“Centering voices of color” or “incorporating more diverse voices” have become commonplace corporate speak these days. American Fiction, the directorial debut of Cord Jefferson (The Good Place, Watchmen), brings satire to this ever-present conversation. Anchored by a delightful Jeffrey Wright performance, the film uses comedy to ask difficult questions about entertainment’s efforts to diversify.
Thelonious “Monk” Ellison is a pretentious novelist and academic, successful and renowned in his field despite not publishing for many years. Frustrated that his scholarly topics seem unsellable compared to stereotypical trauma-porn about people of color, he gets drunk one night and writes an over-the-top fake novel full of gangsters, violence, and African American Vernacular English. He sends it in under a pen name as a joke but is taken by surprise when he gets huge offers to publish it. Will he still look down from his moral high ground or take the cash?

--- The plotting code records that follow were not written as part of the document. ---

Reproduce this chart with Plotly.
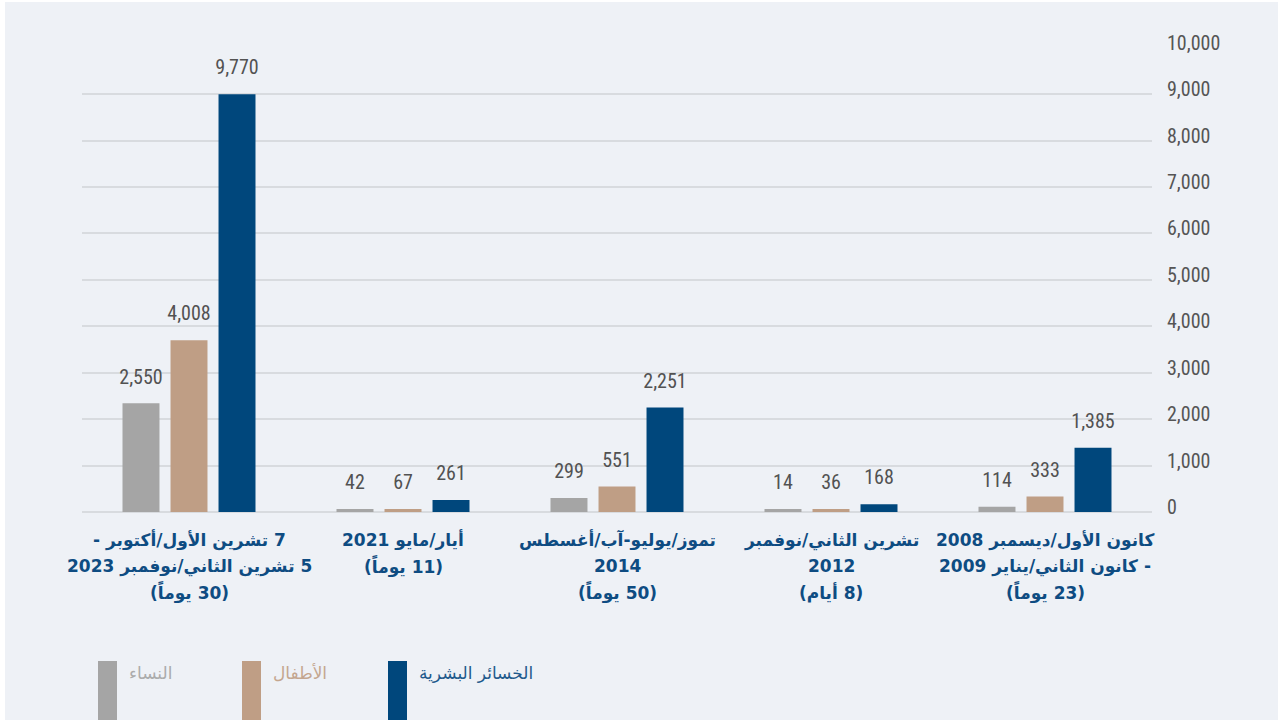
import plotly.graph_objects as go

RLM = "\u200f"

# Categories (display order, left to right)
categories = [
    "7 تشرين الأول/أكتوبر -<br>5 تشرين الثاني/نوفمبر 2023<br>(30 يوماً)",
    "أيار/مايو 2021<br>(11 يوماً)",
    "تموز/يوليو-آب/أغسطس<br>2014<br>(50 يوماً)",
    "تشرين الثاني/نوفمبر<br>2012<br>(8 أيام)",
    "كانون الأول/ديسمبر 2008<br>- كانون الثاني/يناير 2009<br>(23 يوماً)",
]

series_names = ["النساء", "الأطفال", "الخسائر البشرية"]

# Labelled values
women_values = [2550, 42, 299, 14, 114]
children_values = [4008, 67, 551, 36, 333]
total_values = [9770, 261, 2251, 168, 1385]

# Bar heights as drawn in the picture
women_bars = [2340, 64, 299, 64, 114]
children_bars = [3700, 67, 551, 64, 333]
total_bars = [9000, 261, 2251, 168, 1385]

colors = ["#a5a5a5", "#bf9e85", "#00477c"]
legend_text_colors = ["#ababab", "#c4a68f", "#1f5a8c"]

y_ticks = list(range(0, 10001, 1000))

num_font = "Liberation Sans Narrow, Roboto Condensed, Arial Narrow, Roboto, sans-serif"
ar_font = "DejaVu Sans, Noto Sans, sans-serif"

fig = go.Figure()

bars = [women_bars, children_bars, total_bars]
vals = [women_values, children_values, total_values]

for i in range(3):
    fig.add_trace(go.Bar(
        x=categories, y=bars[i], name=series_names[i],
        marker=dict(color=colors[i], line=dict(width=0)),
        offsetgroup=str(i), showlegend=False, hoverinfo="skip",
    ))
for i in range(3):
    fig.add_trace(go.Scatter(
        x=categories, y=bars[i], mode="markers+text",
        text=[f"{v:,}" for v in vals[i]], textposition="top center",
        textfont=dict(family=num_font, size=20, color="#525252"),
        marker=dict(size=22, opacity=0),
        offsetgroup=str(i), showlegend=False, hoverinfo="skip",
    ))

# category labels: one annotation per line for wider line spacing
for cat in categories:
    for k, line in enumerate(cat.split("<br>")):
        fig.add_annotation(x=cat, y=0, xref="x", yref="y",
                           text="<b>" + RLM + line + RLM + "</b>",
                           showarrow=False, xanchor="center", yanchor="middle",
                           yshift=-(28 + 26 * k),
                           font=dict(family=ar_font, size=17, color="#0e4c82"))

# figure pixel geometry (figure sits at page x=5, y=2)
FIG_W, FIG_H = 1273, 718
px0, pw, py0, ph = 77, 1070, 510, 465


def xp(px):
    return (px - 5 - px0) / pw


def yp(py):
    return (py0 - (py - 2)) / ph


sw_x = [98, 242, 388]
for i in range(3):
    fig.add_shape(type="rect", xref="paper", yref="paper",
                  x0=xp(sw_x[i]), x1=xp(sw_x[i] + 19), y0=yp(661), y1=yp(740),
                  fillcolor=colors[i], line=dict(width=0), layer="above")
    fig.add_annotation(xref="paper", yref="paper", x=xp(sw_x[i] + 29), y=yp(673),
                       text=RLM + series_names[i] + RLM, showarrow=False,
                       xanchor="left", yanchor="middle",
                       font=dict(family=ar_font, size=17, color=legend_text_colors[i]))

fig.update_layout(
    width=FIG_W, height=FIG_H,
    margin=dict(l=px0, r=FIG_W - px0 - pw, t=py0 - ph, b=FIG_H - py0),
    paper_bgcolor="#eef1f6", plot_bgcolor="#eef1f6",
    barmode="group", bargap=0.327, bargroupgap=0.23,
    scattermode="group", scattergap=0.327,
    xaxis=dict(type="category", range=[-0.5, len(categories) - 0.5],
               showgrid=False, showline=False, zeroline=False,
               ticks="", showticklabels=False, fixedrange=True),
    yaxis=dict(side="right", range=[0, 10015], tickvals=y_ticks, tickformat=",",
               showgrid=True, gridcolor="#d8dbdf", gridwidth=2,
               zeroline=True, zerolinecolor="#d8dbdf", zerolinewidth=2,
               showline=False, ticks="", ticklabelstandoff=14, ticklabelshift=-5,
               tickfont=dict(family=num_font, size=20, color="#555555"),
               fixedrange=True),
    font=dict(family=ar_font),
)

fig.write_html("out.html",
               post_script="document.body.style.margin='2px 0 0 5px';document.body.style.background='#ffffff';")
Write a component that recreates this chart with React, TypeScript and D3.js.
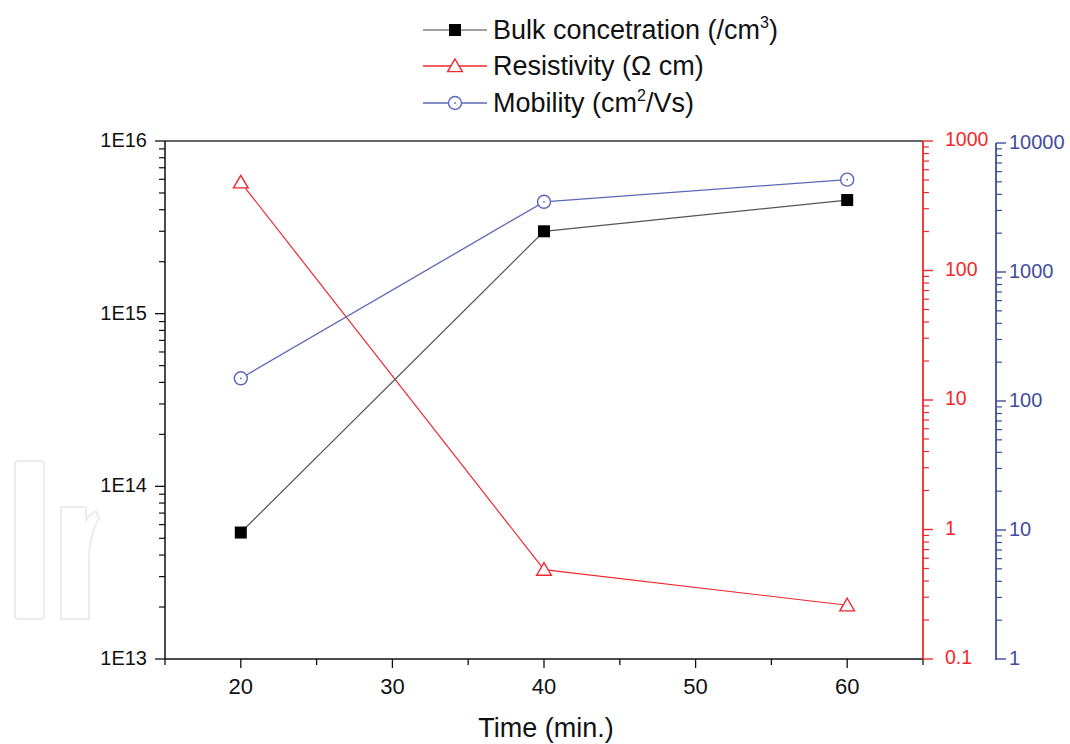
import React from "react";
import * as d3 from "d3";

const times = [20, 40, 60];
const bulk = [5.4e13, 3.0e15, 4.55e15];
const resistivity = [480, 0.49, 0.26];
const mobility = [150, 3500, 5200];
const xTicks = [20, 30, 40, 50, 60];
const leftTicks = [1e13, 1e14, 1e15, 1e16];
const leftLabels = ["1E13", "1E14", "1E15", "1E16"];
const redTicks = [0.1, 1, 10, 100, 1000];
const redLabels = ["0.1", "1", "10", "100", "1000"];
const blueTicks = [1, 10, 100, 1000, 10000];
const blueLabels = ["1", "10", "100", "1000", "10000"];

const W = 1070, H = 744;
const L = 165, R = 923, T = 141, B = 659;
const BLUEX = 996;
const FONT = "'Liberation Sans', Arial, sans-serif";
const RED = "#f0282d";
const BLUE = "#3f4c9e";
const BLUE_L = "#5a67b8";

function minorTicks(lo: number, hi: number) {
  const out: number[] = [];
  for (let d = lo; d < hi; d *= 10) {
    for (let k = 2; k <= 9; k++) out.push(d * k);
  }
  return out;
}

export default function App() {
  const x = d3.scaleLinear().domain([15, 65]).range([L, R]);
  const yL = d3.scaleLog().domain([1e13, 1e16]).range([B, T]);
  const yR = d3.scaleLog().domain([0.1, 1000]).range([B, T]);
  const yB = d3.scaleLog().domain([1, 10000]).range([B, 143]);

  const line = (ys: (v: number) => number, vals: number[]) =>
    d3.line<number>().x((_, i) => x(times[i])).y((v) => ys(v))(vals) || "";

  const tri = (cx: number, cy: number, s = 7) =>
    `M${cx},${cy - s}L${cx + s * 1.05},${cy + s * 0.8}L${cx - s * 1.05},${cy + s * 0.8}Z`;

  const legendRows = [
    { y: 30, color: "#808080", marker: "square", label: <>Bulk concetration (/cm<tspan dy={-11} fontSize={16}>3</tspan><tspan dy={11}>)</tspan></> },
    { y: 66, color: RED, marker: "tri", label: <>Resistivity (Ω cm)</> },
    { y: 103, color: BLUE_L, marker: "circle", label: <>Mobility (cm<tspan dy={-11} fontSize={16}>2</tspan><tspan dy={11}>/Vs)</tspan></> },
  ];

  const drawMarker = (kind: string, cx: number, cy: number, key: string | number) => {
    if (kind === "square")
      return <rect key={key} x={cx - 6} y={cy - 6} width={12} height={12} fill="#000" />;
    if (kind === "tri")
      return <path key={key} d={tri(cx, cy)} fill="#fff" stroke={RED} strokeWidth={1.4} />;
    return (
      <g key={key}>
        <circle cx={cx} cy={cy} r={6.5} fill="#fff" stroke={BLUE_L} strokeWidth={1.4} />
        <circle cx={cx} cy={cy} r={0.9} fill={BLUE_L} />
      </g>
    );
  };

  return (
    <svg width={W} height={H} style={{ position: "absolute", left: 0, top: 0, background: "#fff" }} fontFamily={FONT}>
      {/* watermark */}
      <g fill="none" stroke="#ececec" strokeWidth={2}>
        <rect x={15} y={461} width={29} height={158} rx={3} />
        <path d="M61,541 L61,619 L89,619 L89,560 Q89,535 99,518 L96,511 Q90,514 86,520 L86,507 L61,507 Z" />
      </g>

      {/* frame top */}
      <line x1={L} x2={R} y1={T} y2={T} stroke="#333" strokeWidth={1.5} />

      {/* x axis */}
      <line x1={L} x2={R} y1={B} y2={B} stroke="#111" strokeWidth={1.5} />
      {d3.range(15, 66, 5).map((v) => {
        const major = v % 10 === 0;
        return (
          <g key={v}>
            <line x1={x(v)} x2={x(v)} y1={B} y2={B + (major ? 9 : 6)} stroke="#111" strokeWidth={1.3} />
            {xTicks.includes(v) && (
              <text x={x(v)} y={694} textAnchor="middle" fontSize={22} fill="#111">{v}</text>
            )}
          </g>
        );
      })}
      <text x={546} y={737} textAnchor="middle" fontSize={27} fill="#111">Time (min.)</text>

      {/* left axis */}
      <line x1={L} x2={L} y1={T} y2={B} stroke="#111" strokeWidth={1.5} />
      {minorTicks(1e13, 1e16).map((v, i) => (
        <line key={"lm" + i} x1={L} x2={L - 6} y1={yL(v)} y2={yL(v)} stroke="#111" strokeWidth={1.2} />
      ))}
      {leftTicks.map((v, i) => (
        <g key={"lt" + i}>
          <line x1={L} x2={L - 10} y1={yL(v)} y2={yL(v)} stroke="#111" strokeWidth={1.3} />
          <text x={147} y={yL(v) + 6} textAnchor="end" fontSize={20} fill="#111">{leftLabels[i]}</text>
        </g>
      ))}

      {/* red right axis */}
      <line x1={R} x2={R} y1={T} y2={B} stroke={RED} strokeWidth={1.8} />
      {minorTicks(0.1, 1000).map((v, i) => (
        <line key={"rm" + i} x1={R} x2={R + 6} y1={yR(v)} y2={yR(v)} stroke={RED} strokeWidth={1.2} />
      ))}
      {redTicks.map((v, i) => (
        <g key={"rt" + i}>
          <line x1={R} x2={R + 10} y1={yR(v)} y2={yR(v)} stroke={RED} strokeWidth={1.4} />
          <text x={945} y={yR(v) + 5} fontSize={19.5} fill={RED}>{redLabels[i]}</text>
        </g>
      ))}

      {/* blue axis */}
      <line x1={BLUEX} x2={BLUEX} y1={143} y2={B + 1} stroke={BLUE} strokeWidth={1.8} />
      {minorTicks(1, 10000).map((v, i) => (
        <line key={"bm" + i} x1={BLUEX} x2={BLUEX + 6} y1={yB(v)} y2={yB(v)} stroke={BLUE} strokeWidth={1.2} />
      ))}
      {blueTicks.map((v, i) => (
        <g key={"bt" + i}>
          <line x1={BLUEX} x2={BLUEX + 10} y1={yB(v)} y2={yB(v)} stroke={BLUE} strokeWidth={1.4} />
          <text x={1009} y={yB(v) + 6} fontSize={20} fill={BLUE}>{blueLabels[i]}</text>
        </g>
      ))}

      {/* series lines */}
      <path d={line(yR, resistivity)} fill="none" stroke={RED} strokeWidth={1.2} />
      <path d={line(yB, mobility)} fill="none" stroke={BLUE_L} strokeWidth={1.3} />
      <path d={line(yL, bulk)} fill="none" stroke="#555" strokeWidth={1.2} />

      {/* markers */}
      {resistivity.map((v, i) => drawMarker("tri", x(times[i]), yR(v), "r" + i))}
      {mobility.map((v, i) => drawMarker("circle", x(times[i]), yB(v), "m" + i))}
      {bulk.map((v, i) => drawMarker("square", x(times[i]), yL(v), "b" + i))}

      {/* legend */}
      {legendRows.map((r, i) => (
        <g key={"lg" + i}>
          <line x1={423} x2={487} y1={r.y} y2={r.y} stroke={r.color} strokeWidth={1.4} />
          {drawMarker(r.marker, 455, r.y, "lm" + i)}
          <text x={493} y={r.y + 9} fontSize={27} fill="#111">{r.label}</text>
        </g>
      ))}
    </svg>
  );
}
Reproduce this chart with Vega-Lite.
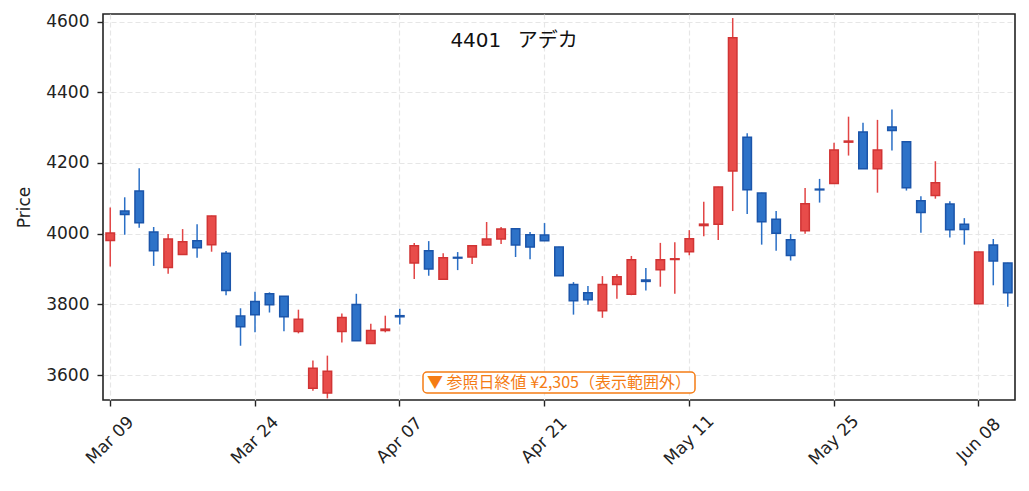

Adapted from Percival Everett’s novel Erasure, American Fiction has a specificity that makes it incredibly relatable for people from diverse backgrounds. As the call for different voices has intensified, it’s been clear that entertainment about poverty and violence seem to dominate the landscape. But not every person of color comes from poverty, or has parents that immigrated to America for a better life. Plenty have been here for generations and plenty are born into upper-middle-class or upper-class families. It’s easy to understand Monk’s frustration with this media and the way white people can make assumptions from only consuming this type of content.
As Monk’s fake author life runs in tandem with his real complicated family life, Jefferson proves that you can make a family drama about people of color just as relatable as the well-worn white family drama. That’s in part due to excellent performances from Tracee Ellis Ross and Sterling K. Brown as his siblings as well as Myra Lucretia Taylor as his childhood caretaker and Leslie Uggams as his mother, Agnes. While the comedy of American Fiction comes from selling an outrageous book under a pen name, the heart of it resides in figuring out his family life and dealing with universal issues like strained sibling relationships, aging parents, and grappling as an adult with your dysfunctional upbringing.
American Fiction asks a lot of questions about race, family, love, and career. It asks so many questions that it can feel a bit cluttered, picking up a thread just to quickly drop it and pivot to another. It comes at the audience so fast that it can be difficult to keep up. Still, the heart of the film remains effective enough to forgive its tangents.
In many ways, this film feels like the natural evolution of the “more diverse voices” call to action. People of color have seen enough gang/slavery/poverty movies about themselves. Jefferson reflects a generation that’s ready to see itself on screen, even if that means retreading film genres we’ve seen plenty of times from white directors. It’s the nuanced experience of a person of color that makes that retreading into a new product not seen before. Hopefully American Fiction inspires others to create such films, just as Everett’s novel did for Jefferson.